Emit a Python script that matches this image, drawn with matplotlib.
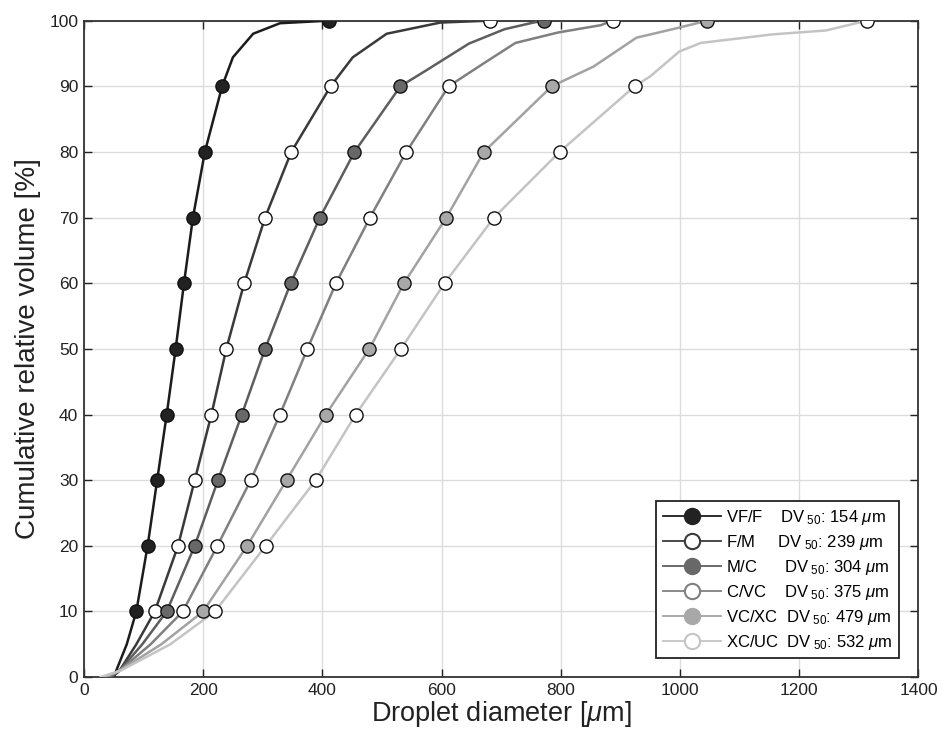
import matplotlib
matplotlib.use("Agg")
import matplotlib.pyplot as plt

plt.rcParams['font.family'] = ['Liberation Sans', 'DejaVu Sans']
plt.rcParams['mathtext.fontset'] = 'custom'
plt.rcParams['mathtext.rm'] = 'Liberation Sans'
plt.rcParams['mathtext.it'] = 'Liberation Sans:italic'

# marker levels (cumulative volume, %)
marker_pct = [10, 20, 30, 40, 50, 60, 70, 80, 90, 100]

# droplet diameter (um) at each marker level
vff_d  = [88, 107, 123, 139, 154, 168, 183, 203, 232, 412]
fm_d   = [119, 158, 186, 214, 239, 269, 304, 348, 414, 681]
mc_d   = [139, 186, 225, 265, 304, 347, 396, 454, 531, 772]
cvc_d  = [166, 224, 280, 329, 375, 423, 480, 541, 612, 887]
vcxc_d = [200, 274, 340, 406, 479, 537, 608, 671, 785, 1046]
xcuc_d = [220, 305, 389, 456, 532, 605, 688, 798, 924, 1314]

# extra points on the curves (toe and top tail)
vff_tail  = ([50, 72], [0, 5], [250, 284, 329], [94.4, 98.0, 99.6])
fm_tail   = ([48, 60, 88], [0, 1, 5], [451, 508, 598], [94.4, 98.0, 99.7])
mc_tail   = ([45, 60, 98], [0, 1, 5], [574, 646, 706, 754], [92.4, 96.5, 98.7, 99.7])
cvc_tail  = ([40, 60, 112], [0, 1, 5], [676, 724, 796, 867], [93.8, 96.6, 98.2, 99.3])
vcxc_tail = ([35, 60, 130], [0, 1, 5], [855, 927, 988], [93.0, 97.4, 98.7])
xcuc_tail = ([28, 62, 145], [0, 1, 5], [950, 999, 1035, 1155, 1245], [91.5, 95.3, 96.6, 97.9, 98.5])

names = ["VF/F", "F/M", "M/C", "C/VC", "VC/XC", "XC/UC"]
dv50 = [154, 239, 304, 375, 479, 532]
pads = ["    ", "     ", "      ", "    ", "  ", "  "]

series = [vff_d, fm_d, mc_d, cvc_d, vcxc_d, xcuc_d]
tails = [vff_tail, fm_tail, mc_tail, cvc_tail, vcxc_tail, xcuc_tail]
line_colors = ["#1c1c1c", "#3a3a3a", "#5e5e5e", "#808080", "#a2a2a2", "#c4c4c4"]
face_colors = ["#222222", "white", "#686868", "white", "#a8a8a8", "white"]

fig = plt.figure(figsize=(9.42, 7.36), dpi=100)
ax = fig.add_axes([0.089, 0.080, 0.886, 0.892])

for d, tail, lc, fc, nm, dv, pad in zip(series, tails, line_colors, face_colors, names, dv50, pads):
    lo_x, lo_y, hi_x, hi_y = tail
    xs = lo_x + d[:-1] + hi_x + d[-1:]
    ys = lo_y + marker_pct[:-1] + hi_y + marker_pct[-1:]
    ax.plot(xs, ys, color=lc, lw=1.8, zorder=3)
    ax.plot(d, marker_pct, linestyle='none', marker='o', ms=9.5,
            markerfacecolor=fc, markeredgecolor='#111111', markeredgewidth=1.0, zorder=5)
    # legend proxy
    ax.plot([], [], color=lc, lw=1.3, marker='o', ms=11, markerfacecolor=fc,
            markeredgecolor=lc if fc == "white" else fc, markeredgewidth=1.5,
            label=nm + pad + r"DV$_{\ 50}$: " + str(dv) + r" $\mathit{\mu}$m")

ax.set_xlim(0, 1400)
ax.set_ylim(0, 100)
ax.set_xticks(range(0, 1401, 200))
ax.set_yticks(range(0, 101, 10))
ax.grid(True, color='#dcdcdc', lw=1.0, zorder=0)
ax.tick_params(direction='in', length=6, width=1, labelsize=12.5, top=True, right=True,
               colors='#222222', pad=4)
for s in ax.spines.values():
    s.set_linewidth(1.3)
    s.set_color('#333333')

ax.set_xlabel(r"Droplet diameter [$\mathit{\mu}$m]", fontsize=19.5, labelpad=1, color='#222222')
ax.set_ylabel("Cumulative relative volume [%]", fontsize=20, labelpad=6, color='#222222')

leg = ax.legend(loc='lower right', bbox_to_anchor=(0.987, 0.016), fontsize=12,
                handlelength=3.5, handletextpad=0.3, labelspacing=0.36,
                borderpad=0.4, fancybox=False, framealpha=1)
leg.get_frame().set_edgecolor('#222222')
leg.get_frame().set_linewidth(1.3)

fig.savefig("out.png", dpi=100)
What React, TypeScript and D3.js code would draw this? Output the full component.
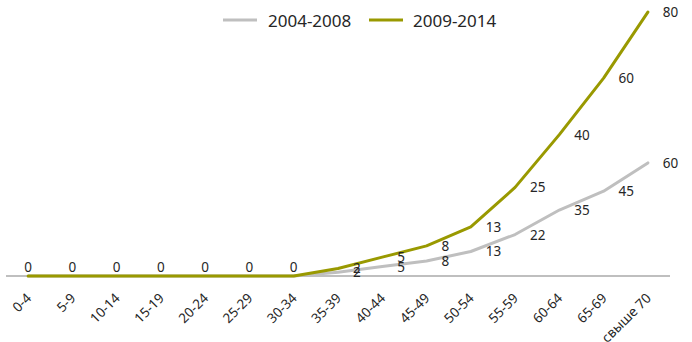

....................

• [The exercise]: All of the material above is to be copied exactly, except for its images.

• [In response]:
Emit a Python script that matches this image, drawn with matplotlib.
import matplotlib
matplotlib.use("Agg")
import matplotlib.pyplot as plt

plt.rcParams['font.family'] = ['Liberation Sans', 'DejaVu Sans']
plt.rcParams['mathtext.fontset'] = 'custom'
plt.rcParams['mathtext.rm'] = 'Liberation Sans'
plt.rcParams['mathtext.it'] = 'Liberation Sans:italic'

# marker levels (cumulative volume, %)
marker_pct = [10, 20, 30, 40, 50, 60, 70, 80, 90, 100]

# droplet diameter (um) at each marker level
vff_d  = [88, 107, 123, 139, 154, 168, 183, 203, 232, 412]
fm_d   = [119, 158, 186, 214, 239, 269, 304, 348, 414, 681]
mc_d   = [139, 186, 225, 265, 304, 347, 396, 454, 531, 772]
cvc_d  = [166, 224, 280, 329, 375, 423, 480, 541, 612, 887]
vcxc_d = [200, 274, 340, 406, 479, 537, 608, 671, 785, 1046]
xcuc_d = [220, 305, 389, 456, 532, 605, 688, 798, 924, 1314]

# extra points on the curves (toe and top tail)
vff_tail  = ([50, 72], [0, 5], [250, 284, 329], [94.4, 98.0, 99.6])
fm_tail   = ([48, 60, 88], [0, 1, 5], [451, 508, 598], [94.4, 98.0, 99.7])
mc_tail   = ([45, 60, 98], [0, 1, 5], [574, 646, 706, 754], [92.4, 96.5, 98.7, 99.7])
cvc_tail  = ([40, 60, 112], [0, 1, 5], [676, 724, 796, 867], [93.8, 96.6, 98.2, 99.3])
vcxc_tail = ([35, 60, 130], [0, 1, 5], [855, 927, 988], [93.0, 97.4, 98.7])
xcuc_tail = ([28, 62, 145], [0, 1, 5], [950, 999, 1035, 1155, 1245], [91.5, 95.3, 96.6, 97.9, 98.5])

names = ["VF/F", "F/M", "M/C", "C/VC", "VC/XC", "XC/UC"]
dv50 = [154, 239, 304, 375, 479, 532]
pads = ["    ", "     ", "      ", "    ", "  ", "  "]

series = [vff_d, fm_d, mc_d, cvc_d, vcxc_d, xcuc_d]
tails = [vff_tail, fm_tail, mc_tail, cvc_tail, vcxc_tail, xcuc_tail]
line_colors = ["#1c1c1c", "#3a3a3a", "#5e5e5e", "#808080", "#a2a2a2", "#c4c4c4"]
face_colors = ["#222222", "white", "#686868", "white", "#a8a8a8", "white"]

fig = plt.figure(figsize=(9.42, 7.36), dpi=100)
ax = fig.add_axes([0.089, 0.080, 0.886, 0.892])

for d, tail, lc, fc, nm, dv, pad in zip(series, tails, line_colors, face_colors, names, dv50, pads):
    lo_x, lo_y, hi_x, hi_y = tail
    xs = lo_x + d[:-1] + hi_x + d[-1:]
    ys = lo_y + marker_pct[:-1] + hi_y + marker_pct[-1:]
    ax.plot(xs, ys, color=lc, lw=1.8, zorder=3)
    ax.plot(d, marker_pct, linestyle='none', marker='o', ms=9.5,
            markerfacecolor=fc, markeredgecolor='#111111', markeredgewidth=1.0, zorder=5)
    # legend proxy
    ax.plot([], [], color=lc, lw=1.3, marker='o', ms=11, markerfacecolor=fc,
            markeredgecolor=lc if fc == "white" else fc, markeredgewidth=1.5,
            label=nm + pad + r"DV$_{\ 50}$: " + str(dv) + r" $\mathit{\mu}$m")

ax.set_xlim(0, 1400)
ax.set_ylim(0, 100)
ax.set_xticks(range(0, 1401, 200))
ax.set_yticks(range(0, 101, 10))
ax.grid(True, color='#dcdcdc', lw=1.0, zorder=0)
ax.tick_params(direction='in', length=6, width=1, labelsize=12.5, top=True, right=True,
               colors='#222222', pad=4)
for s in ax.spines.values():
    s.set_linewidth(1.3)
    s.set_color('#333333')

ax.set_xlabel(r"Droplet diameter [$\mathit{\mu}$m]", fontsize=19.5, labelpad=1, color='#222222')
ax.set_ylabel("Cumulative relative volume [%]", fontsize=20, labelpad=6, color='#222222')

leg = ax.legend(loc='lower right', bbox_to_anchor=(0.987, 0.016), fontsize=12,
                handlelength=3.5, handletextpad=0.3, labelspacing=0.36,
                borderpad=0.4, fancybox=False, framealpha=1)
leg.get_frame().set_edgecolor('#222222')
leg.get_frame().set_linewidth(1.3)

fig.savefig("out.png", dpi=100)
What React, TypeScript and D3.js code would draw this? Output the full component.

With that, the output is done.